How To Deal With Awkward Moments During Sex
(Photo by Hannah Peters/Getty Images)
Ok couples, here’s some words of wisdom from Maney!
Even when you’re having an incredible time in bed, sometimes things can take a turn and you’re suddenly feeling embarrassed or uncomfortable. It’s happened to the best of us. Handling those awkward moments can be tricky, but there’s an expert who knows just what to do – an intimacy coordinator.
According to Well and Good, they work with actors to create a safe and comfortable environment on set for scenes with nudity or sex. And it turns out, their pro tips can apply to real-life sex situations as well.
Intimacy coordinator Dr. Rebecca Johanssen shares her advice for coping with awkwardness during sex:
- Use humor – Sex doesn’t have to be serious all the time and cracking a joke can lighten the mood in bed. Dr. Johanssen tells Well and Good; being physically out of sync with each other is one of the things that can lead to awkwardness. If you can laugh at it, it can help you embrace the fact that sex is allowed to be funny and enjoy it more easily.

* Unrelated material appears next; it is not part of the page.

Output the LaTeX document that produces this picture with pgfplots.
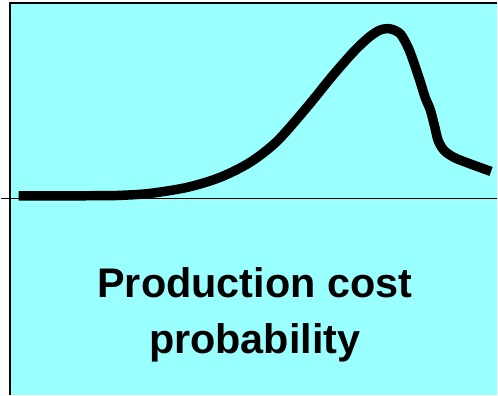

- Offer up some praise – An honest compliment can go a long way toward reducing awkwardness, especially if your partner isn’t that confident in their body or skills. Remind them there’s no wrong way to do it and tell them what’s working and what you enjoy to help them relax.

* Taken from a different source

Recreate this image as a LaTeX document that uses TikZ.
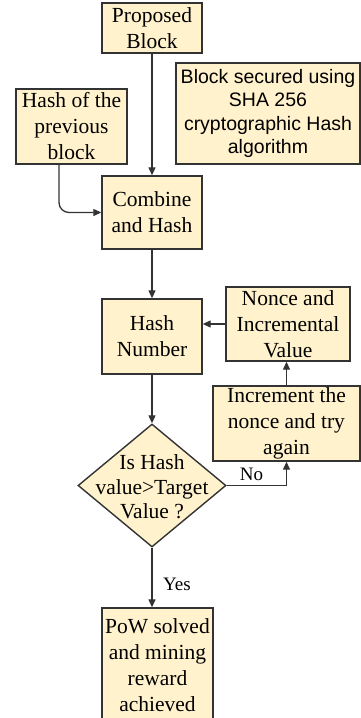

- Pause for a check-in – Being in the heat of the moment may not seem like an ideal time to break for conversation, but Dr. Johanssen says talking it out can be a good way to reset and restart from a more comfortable place. You can ask how your partner is feeling or get right to the point and ask what really turns them on or how they want to be touched right then.
- Read body language cues and ask questions – Feeling awkward during sex may keep someone from saying what they really mean or feel, so using non-verbal cues can give insight. So if they say they’re fine, but won’t make eye contact, or their body language feels closed off, this sexpert advises not jumping to conclusions and asking instead. Rather than saying, “Wow, you must not be into me because you’re not making eye contact,” try something less judgemental, like, “I noticed you’re not making eye contact. I was wondering, why do you think that is?” Then let your partner fill in the blanks so you can get on the same “sexual wavelength.”